## [PROBLEM TO SOLVE]
Write out the entire listing below exactly as it appears, minus any pictures.

## [GIVEN INFORMATION]
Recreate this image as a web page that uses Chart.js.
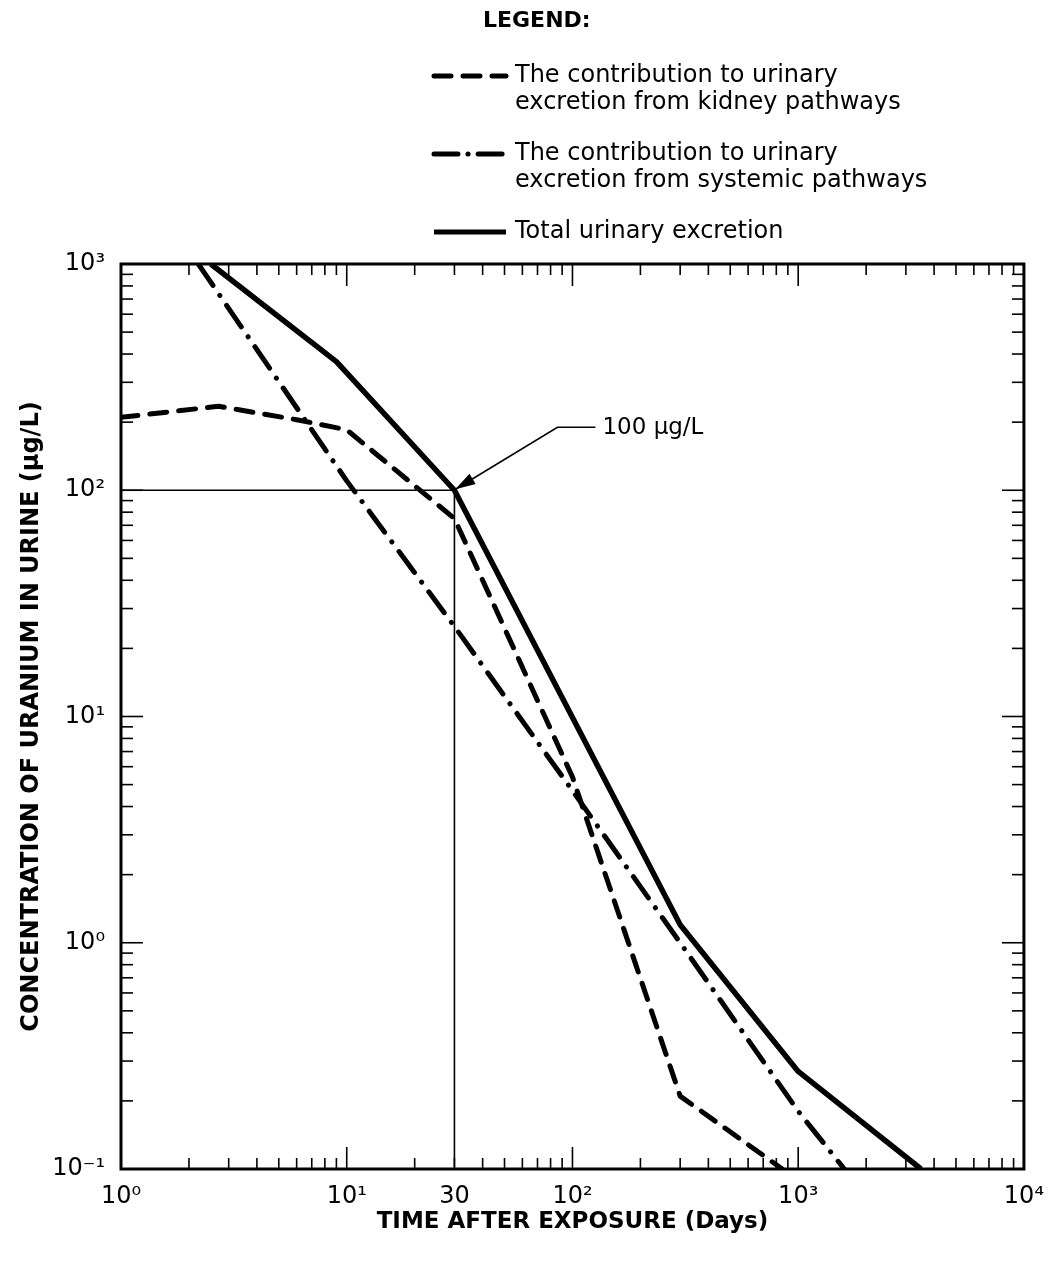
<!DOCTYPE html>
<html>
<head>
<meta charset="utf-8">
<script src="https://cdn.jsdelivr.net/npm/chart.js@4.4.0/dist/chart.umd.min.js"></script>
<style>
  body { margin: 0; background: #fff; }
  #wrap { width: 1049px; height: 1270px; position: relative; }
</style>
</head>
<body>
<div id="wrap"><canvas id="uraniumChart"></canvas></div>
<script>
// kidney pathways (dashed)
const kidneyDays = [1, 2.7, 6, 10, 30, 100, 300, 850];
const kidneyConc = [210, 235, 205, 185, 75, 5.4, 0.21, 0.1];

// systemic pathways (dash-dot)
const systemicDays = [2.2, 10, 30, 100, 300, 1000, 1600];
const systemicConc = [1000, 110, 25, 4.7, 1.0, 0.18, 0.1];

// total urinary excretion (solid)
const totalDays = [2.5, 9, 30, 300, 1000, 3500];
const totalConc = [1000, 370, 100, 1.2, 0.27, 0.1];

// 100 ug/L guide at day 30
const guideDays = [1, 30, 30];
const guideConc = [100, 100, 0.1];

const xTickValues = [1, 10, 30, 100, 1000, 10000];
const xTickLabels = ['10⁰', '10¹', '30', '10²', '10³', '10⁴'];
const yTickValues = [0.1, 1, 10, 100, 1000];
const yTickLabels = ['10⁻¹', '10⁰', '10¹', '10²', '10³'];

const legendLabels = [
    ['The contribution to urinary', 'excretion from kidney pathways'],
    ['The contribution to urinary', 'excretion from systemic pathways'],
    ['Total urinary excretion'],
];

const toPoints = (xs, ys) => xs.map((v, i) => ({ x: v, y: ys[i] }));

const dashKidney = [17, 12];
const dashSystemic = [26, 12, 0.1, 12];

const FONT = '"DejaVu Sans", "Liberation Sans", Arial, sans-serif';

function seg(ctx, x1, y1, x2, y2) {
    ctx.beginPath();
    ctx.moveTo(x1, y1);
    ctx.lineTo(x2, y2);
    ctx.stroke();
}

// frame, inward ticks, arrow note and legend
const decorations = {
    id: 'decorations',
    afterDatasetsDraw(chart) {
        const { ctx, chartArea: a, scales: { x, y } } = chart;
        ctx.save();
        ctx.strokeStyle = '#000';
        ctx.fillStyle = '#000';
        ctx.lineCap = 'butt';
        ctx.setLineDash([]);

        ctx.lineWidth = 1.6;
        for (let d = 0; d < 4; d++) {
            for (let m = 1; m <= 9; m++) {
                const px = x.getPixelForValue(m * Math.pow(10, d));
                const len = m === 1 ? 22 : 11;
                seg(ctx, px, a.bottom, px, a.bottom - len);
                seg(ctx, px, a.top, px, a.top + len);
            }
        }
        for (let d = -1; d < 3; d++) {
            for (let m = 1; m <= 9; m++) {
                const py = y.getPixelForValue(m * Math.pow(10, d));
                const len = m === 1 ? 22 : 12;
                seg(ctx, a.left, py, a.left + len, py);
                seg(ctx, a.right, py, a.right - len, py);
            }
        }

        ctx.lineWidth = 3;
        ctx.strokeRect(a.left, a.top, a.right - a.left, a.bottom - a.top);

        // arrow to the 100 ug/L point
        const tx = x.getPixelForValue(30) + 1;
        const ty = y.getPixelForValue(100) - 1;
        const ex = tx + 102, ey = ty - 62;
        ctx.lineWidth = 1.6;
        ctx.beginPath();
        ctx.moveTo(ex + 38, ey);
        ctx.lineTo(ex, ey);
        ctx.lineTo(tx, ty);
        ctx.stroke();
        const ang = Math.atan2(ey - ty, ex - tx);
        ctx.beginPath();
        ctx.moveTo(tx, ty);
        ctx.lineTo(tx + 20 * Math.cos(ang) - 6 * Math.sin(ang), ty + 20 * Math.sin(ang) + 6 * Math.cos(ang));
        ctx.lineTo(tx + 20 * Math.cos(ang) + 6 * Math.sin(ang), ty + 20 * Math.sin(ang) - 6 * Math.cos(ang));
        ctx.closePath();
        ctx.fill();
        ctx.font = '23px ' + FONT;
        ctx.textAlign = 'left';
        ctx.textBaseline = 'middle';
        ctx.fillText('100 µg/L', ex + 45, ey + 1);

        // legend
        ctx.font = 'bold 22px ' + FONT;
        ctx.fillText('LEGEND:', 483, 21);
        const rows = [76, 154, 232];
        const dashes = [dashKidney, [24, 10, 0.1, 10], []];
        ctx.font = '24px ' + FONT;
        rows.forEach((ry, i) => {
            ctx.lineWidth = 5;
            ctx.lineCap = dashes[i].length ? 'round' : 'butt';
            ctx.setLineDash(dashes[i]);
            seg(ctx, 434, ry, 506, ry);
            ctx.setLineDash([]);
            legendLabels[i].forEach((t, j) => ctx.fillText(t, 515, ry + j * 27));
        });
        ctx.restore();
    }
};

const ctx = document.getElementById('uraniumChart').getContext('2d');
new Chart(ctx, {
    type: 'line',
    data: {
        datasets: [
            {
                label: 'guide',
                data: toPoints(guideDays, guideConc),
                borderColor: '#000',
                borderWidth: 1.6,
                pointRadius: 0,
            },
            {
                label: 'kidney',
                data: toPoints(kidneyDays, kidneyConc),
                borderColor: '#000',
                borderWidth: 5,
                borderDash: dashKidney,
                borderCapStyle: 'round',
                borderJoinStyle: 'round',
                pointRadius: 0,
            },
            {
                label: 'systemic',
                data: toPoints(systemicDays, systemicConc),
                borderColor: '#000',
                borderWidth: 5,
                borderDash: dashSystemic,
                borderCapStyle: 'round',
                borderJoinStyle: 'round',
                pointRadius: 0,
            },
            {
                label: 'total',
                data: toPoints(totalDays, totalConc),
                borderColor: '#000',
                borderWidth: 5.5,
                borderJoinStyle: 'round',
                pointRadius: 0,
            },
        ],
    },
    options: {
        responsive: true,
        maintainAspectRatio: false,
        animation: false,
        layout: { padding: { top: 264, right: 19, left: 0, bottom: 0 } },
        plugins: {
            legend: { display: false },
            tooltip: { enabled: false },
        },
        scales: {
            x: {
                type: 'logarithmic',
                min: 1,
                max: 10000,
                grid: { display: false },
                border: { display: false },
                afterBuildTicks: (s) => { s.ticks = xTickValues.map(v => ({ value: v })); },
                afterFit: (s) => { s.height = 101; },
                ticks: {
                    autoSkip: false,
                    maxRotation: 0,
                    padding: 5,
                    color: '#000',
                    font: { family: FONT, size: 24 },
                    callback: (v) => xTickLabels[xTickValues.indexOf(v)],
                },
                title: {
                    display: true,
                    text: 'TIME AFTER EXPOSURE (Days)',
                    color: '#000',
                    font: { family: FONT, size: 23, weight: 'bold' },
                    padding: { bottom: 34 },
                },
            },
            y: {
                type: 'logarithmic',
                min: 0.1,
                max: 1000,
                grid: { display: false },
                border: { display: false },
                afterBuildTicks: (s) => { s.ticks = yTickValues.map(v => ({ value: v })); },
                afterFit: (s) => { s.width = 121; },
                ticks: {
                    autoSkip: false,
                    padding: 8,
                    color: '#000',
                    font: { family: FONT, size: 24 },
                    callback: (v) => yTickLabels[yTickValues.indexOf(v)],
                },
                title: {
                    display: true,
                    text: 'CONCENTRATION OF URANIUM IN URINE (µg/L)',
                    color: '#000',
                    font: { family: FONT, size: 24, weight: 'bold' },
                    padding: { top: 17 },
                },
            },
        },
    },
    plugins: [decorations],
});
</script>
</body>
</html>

## [OUTPUT OF THE TASK]
Recreate this image as a web page that uses Chart.js.
<!DOCTYPE html>
<html>
<head>
<meta charset="utf-8">
<script src="https://cdn.jsdelivr.net/npm/chart.js@4.4.0/dist/chart.umd.min.js"></script>
<style>
  body { margin: 0; background: #fff; }
  #wrap { width: 1049px; height: 1270px; position: relative; }
</style>
</head>
<body>
<div id="wrap"><canvas id="uraniumChart"></canvas></div>
<script>
// kidney pathways (dashed)
const kidneyDays = [1, 2.7, 6, 10, 30, 100, 300, 850];
const kidneyConc = [210, 235, 205, 185, 75, 5.4, 0.21, 0.1];

// systemic pathways (dash-dot)
const systemicDays = [2.2, 10, 30, 100, 300, 1000, 1600];
const systemicConc = [1000, 110, 25, 4.7, 1.0, 0.18, 0.1];

// total urinary excretion (solid)
const totalDays = [2.5, 9, 30, 300, 1000, 3500];
const totalConc = [1000, 370, 100, 1.2, 0.27, 0.1];

// 100 ug/L guide at day 30
const guideDays = [1, 30, 30];
const guideConc = [100, 100, 0.1];

const xTickValues = [1, 10, 30, 100, 1000, 10000];
const xTickLabels = ['10⁰', '10¹', '30', '10²', '10³', '10⁴'];
const yTickValues = [0.1, 1, 10, 100, 1000];
const yTickLabels = ['10⁻¹', '10⁰', '10¹', '10²', '10³'];

const legendLabels = [
    ['The contribution to urinary', 'excretion from kidney pathways'],
    ['The contribution to urinary', 'excretion from systemic pathways'],
    ['Total urinary excretion'],
];

const toPoints = (xs, ys) => xs.map((v, i) => ({ x: v, y: ys[i] }));

const dashKidney = [17, 12];
const dashSystemic = [26, 12, 0.1, 12];

const FONT = '"DejaVu Sans", "Liberation Sans", Arial, sans-serif';

function seg(ctx, x1, y1, x2, y2) {
    ctx.beginPath();
    ctx.moveTo(x1, y1);
    ctx.lineTo(x2, y2);
    ctx.stroke();
}

// frame, inward ticks, arrow note and legend
const decorations = {
    id: 'decorations',
    afterDatasetsDraw(chart) {
        const { ctx, chartArea: a, scales: { x, y } } = chart;
        ctx.save();
        ctx.strokeStyle = '#000';
        ctx.fillStyle = '#000';
        ctx.lineCap = 'butt';
        ctx.setLineDash([]);

        ctx.lineWidth = 1.6;
        for (let d = 0; d < 4; d++) {
            for (let m = 1; m <= 9; m++) {
                const px = x.getPixelForValue(m * Math.pow(10, d));
                const len = m === 1 ? 22 : 11;
                seg(ctx, px, a.bottom, px, a.bottom - len);
                seg(ctx, px, a.top, px, a.top + len);
            }
        }
        for (let d = -1; d < 3; d++) {
            for (let m = 1; m <= 9; m++) {
                const py = y.getPixelForValue(m * Math.pow(10, d));
                const len = m === 1 ? 22 : 12;
                seg(ctx, a.left, py, a.left + len, py);
                seg(ctx, a.right, py, a.right - len, py);
            }
        }

        ctx.lineWidth = 3;
        ctx.strokeRect(a.left, a.top, a.right - a.left, a.bottom - a.top);

        // arrow to the 100 ug/L point
        const tx = x.getPixelForValue(30) + 1;
        const ty = y.getPixelForValue(100) - 1;
        const ex = tx + 102, ey = ty - 62;
        ctx.lineWidth = 1.6;
        ctx.beginPath();
        ctx.moveTo(ex + 38, ey);
        ctx.lineTo(ex, ey);
        ctx.lineTo(tx, ty);
        ctx.stroke();
        const ang = Math.atan2(ey - ty, ex - tx);
        ctx.beginPath();
        ctx.moveTo(tx, ty);
        ctx.lineTo(tx + 20 * Math.cos(ang) - 6 * Math.sin(ang), ty + 20 * Math.sin(ang) + 6 * Math.cos(ang));
        ctx.lineTo(tx + 20 * Math.cos(ang) + 6 * Math.sin(ang), ty + 20 * Math.sin(ang) - 6 * Math.cos(ang));
        ctx.closePath();
        ctx.fill();
        ctx.font = '23px ' + FONT;
        ctx.textAlign = 'left';
        ctx.textBaseline = 'middle';
        ctx.fillText('100 µg/L', ex + 45, ey + 1);

        // legend
        ctx.font = 'bold 22px ' + FONT;
        ctx.fillText('LEGEND:', 483, 21);
        const rows = [76, 154, 232];
        const dashes = [dashKidney, [24, 10, 0.1, 10], []];
        ctx.font = '24px ' + FONT;
        rows.forEach((ry, i) => {
            ctx.lineWidth = 5;
            ctx.lineCap = dashes[i].length ? 'round' : 'butt';
            ctx.setLineDash(dashes[i]);
            seg(ctx, 434, ry, 506, ry);
            ctx.setLineDash([]);
            legendLabels[i].forEach((t, j) => ctx.fillText(t, 515, ry + j * 27));
        });
        ctx.restore();
    }
};

const ctx = document.getElementById('uraniumChart').getContext('2d');
new Chart(ctx, {
    type: 'line',
    data: {
        datasets: [
            {
                label: 'guide',
                data: toPoints(guideDays, guideConc),
                borderColor: '#000',
                borderWidth: 1.6,
                pointRadius: 0,
            },
            {
                label: 'kidney',
                data: toPoints(kidneyDays, kidneyConc),
                borderColor: '#000',
                borderWidth: 5,
                borderDash: dashKidney,
                borderCapStyle: 'round',
                borderJoinStyle: 'round',
                pointRadius: 0,
            },
            {
                label: 'systemic',
                data: toPoints(systemicDays, systemicConc),
                borderColor: '#000',
                borderWidth: 5,
                borderDash: dashSystemic,
                borderCapStyle: 'round',
                borderJoinStyle: 'round',
                pointRadius: 0,
            },
            {
                label: 'total',
                data: toPoints(totalDays, totalConc),
                borderColor: '#000',
                borderWidth: 5.5,
                borderJoinStyle: 'round',
                pointRadius: 0,
            },
        ],
    },
    options: {
        responsive: true,
        maintainAspectRatio: false,
        animation: false,
        layout: { padding: { top: 264, right: 19, left: 0, bottom: 0 } },
        plugins: {
            legend: { display: false },
            tooltip: { enabled: false },
        },
        scales: {
            x: {
                type: 'logarithmic',
                min: 1,
                max: 10000,
                grid: { display: false },
                border: { display: false },
                afterBuildTicks: (s) => { s.ticks = xTickValues.map(v => ({ value: v })); },
                afterFit: (s) => { s.height = 101; },
                ticks: {
                    autoSkip: false,
                    maxRotation: 0,
                    padding: 5,
                    color: '#000',
                    font: { family: FONT, size: 24 },
                    callback: (v) => xTickLabels[xTickValues.indexOf(v)],
                },
                title: {
                    display: true,
                    text: 'TIME AFTER EXPOSURE (Days)',
                    color: '#000',
                    font: { family: FONT, size: 23, weight: 'bold' },
                    padding: { bottom: 34 },
                },
            },
            y: {
                type: 'logarithmic',
                min: 0.1,
                max: 1000,
                grid: { display: false },
                border: { display: false },
                afterBuildTicks: (s) => { s.ticks = yTickValues.map(v => ({ value: v })); },
                afterFit: (s) => { s.width = 121; },
                ticks: {
                    autoSkip: false,
                    padding: 8,
                    color: '#000',
                    font: { family: FONT, size: 24 },
                    callback: (v) => yTickLabels[yTickValues.indexOf(v)],
                },
                title: {
                    display: true,
                    text: 'CONCENTRATION OF URANIUM IN URINE (µg/L)',
                    color: '#000',
                    font: { family: FONT, size: 24, weight: 'bold' },
                    padding: { top: 17 },
                },
            },
        },
    },
    plugins: [decorations],
});
</script>
</body>
</html>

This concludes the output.